A team of salmon farmers are feeling pretty proud after they were able to rescue a bald eagle from an octopus off the northwest tip of Canada's Vancouver Island.
The group was returning to their float house when they heard screeching and splashing sounds last Monday, according to salmon farmer John Ilett.
After investigating the sounds, Ilett said the team found "a full-sized eagle submerged in the water with a big giant octopus in the water trying to drag it down."
The team watched the interaction for about five minutes, unsure if they should intervene to help.
"We weren't sure if we should interfere because it is mother nature, survival of the fittest," Ilett said. "But it was heart wrenching -- to see this octopus was trying to drown this eagle."
Ilett and his team decided they had to do something to help.
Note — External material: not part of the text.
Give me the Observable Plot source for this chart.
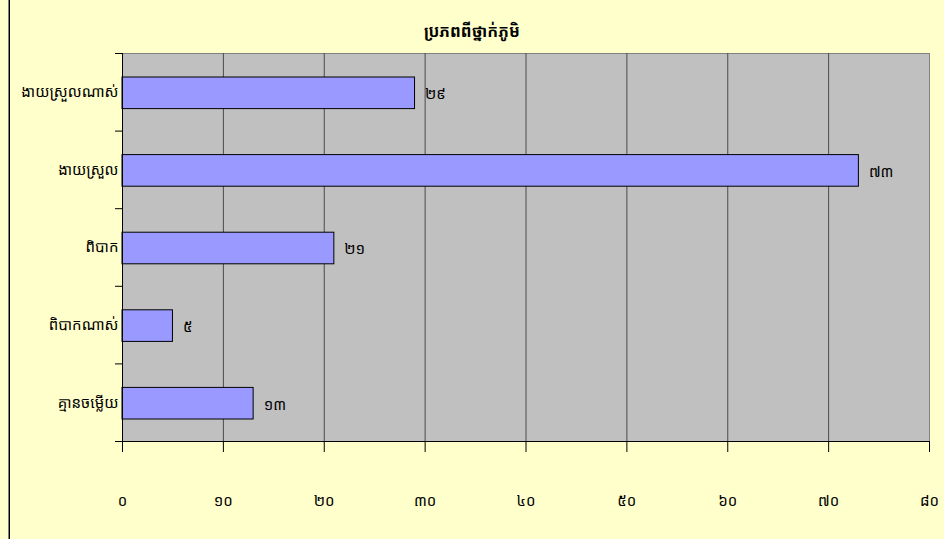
<!DOCTYPE html>
<html>
<head>
<meta charset="utf-8">
<script src="https://cdn.jsdelivr.net/npm/d3@7"></script>
<script src="https://cdn.jsdelivr.net/npm/@observablehq/plot@0.6"></script>
<style>
  html, body { margin: 0; padding: 0; background: #FFFFCC; width: 944px; height: 539px; overflow: hidden; }
  #wrap { position: relative; width: 944px; height: 539px; }
  #edge { position: absolute; left: 8px; top: 0; width: 0; height: 539px; border-left: 1px solid #808080; border-right: 1px solid #000; }
  #title { position: absolute; left: 0; top: 20px; width: 944px; text-align: center; font: bold 16px 'Khmer OS', 'Noto Sans Khmer', 'Noto Serif Khmer', sans-serif; color: #000; }
  svg { position: absolute; left: 0; top: 0; }
</style>
</head>
<body>
<div id="wrap">
  <div id="edge"></div>
  <div id="chart"></div>
  <div id="title">ប្រភពពីថ្នាក់ភូមិ</div>
</div>
<script>
const titleText = "ប្រភពពីថ្នាក់ភូមិ";
const categories = ["ងាយស្រួលណាស់", "ងាយស្រួល", "ពិបាក", "ពិបាកណាស់", "គ្មានចម្លើយ"];
const values = [29, 73, 21, 5, 13];
const valueLabels = ["២៩", "៧៣", "២១", "៥", "១៣"];
const xTicks = [0, 10, 20, 30, 40, 50, 60, 70, 80];
const xTickLabels = ["០", "១០", "២០", "៣០", "៤០", "៥០", "៦០", "៧០", "៨០"];

const data = categories.map((c, i) => ({cat: c, i, value: values[i], label: valueLabels[i]}));
const bandTicks = d3.range(categories.length + 1);
const centerTicks = categories.map((c, i) => i + 0.5);
const fontFamily = "'Khmer OS', 'Noto Sans Khmer', 'Noto Serif Khmer', sans-serif";

const chart = Plot.plot({
  width: 944,
  height: 539,
  marginLeft: 122,
  marginRight: 15,
  marginTop: 53,
  marginBottom: 98,
  style: {background: "transparent", fontFamily, fontSize: "14px", color: "#000"},
  x: {domain: [0, 80]},
  y: {domain: [0, categories.length], reverse: true},
  marks: [
    Plot.frame({fill: "#C0C0C0", stroke: "#808080", strokeWidth: 1}),
    Plot.ruleX(xTicks.slice(1, -1), {stroke: "#4a4a4a", strokeWidth: 1}),
    Plot.rectX(data, {
      x1: 0, x2: "value", y1: "i", y2: d => d.i + 1,
      insetTop: 24, insetBottom: 22,
      fill: "#9999FF", stroke: "#000", strokeWidth: 1
    }),
    Plot.text(data, {
      x: "value", y: d => d.i + 0.5, text: "label",
      textAnchor: "start", dx: 10, dy: 2, fontSize: 15, fill: "#000"
    }),
    Plot.ruleY([categories.length], {stroke: "#000", strokeWidth: 1}),
    Plot.ruleX([0], {stroke: "#000", strokeWidth: 1}),
    Plot.axisX({
      ticks: xTicks, tickFormat: (d, i) => xTickLabels[xTicks.indexOf(d)],
      tickSize: 11, tickPadding: 43, fontSize: 15, stroke: "#000", label: null
    }),
    Plot.axisY({
      ticks: bandTicks, tickFormat: () => "", tickSize: 7, stroke: "#000", label: null
    }),
    Plot.axisY({
      ticks: centerTicks, tickFormat: d => categories[Math.floor(d)],
      tickSize: 0, tickPadding: 4, fontSize: 15, label: null
    })
  ]
});
document.getElementById("chart").appendChild(chart);
</script>
</body>
</html>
After getting close to the battle, Ilett reached out with a pole with a small hook attached to it while another co-worker started recording.
"I was able to just latch on to the octopus and give it a little tug," he said. "It released its grip ... which gave the eagle just enough time to get to shore.
"We weren't sure exactly how it was going to go down when I tested the pole," Illett said.
Ilett said he's been working on the water for about 20 years and admits he's seen incredible things, but this encounter ranks as the coolest to date. "It's moments like this why I love my job and being out in the environment where I can work and live," he said. "It's just amazing."
'I felt compassion for the bird'
Illett has been reading comments on social media discussing whether or not his team should have intervened and said it's a different feeling when you're watching the situation unfold in front of your own eyes.
"Am I at fault because I'm human and I felt compassion for the bird?" he said. "At the end of the day both animals are alive and well and they went their separate ways and we feel pretty good about what we did."
The US removed bald eagles from its list of endangered and threatened species in 2007 but the birds remain protected under the Bald and Golden Eagle Protection Act, the Migratory Bird Treaty Act and the Lacey Act. Under the MBTA , anyone harming one could face up to two years in prison and a $250,000 fine.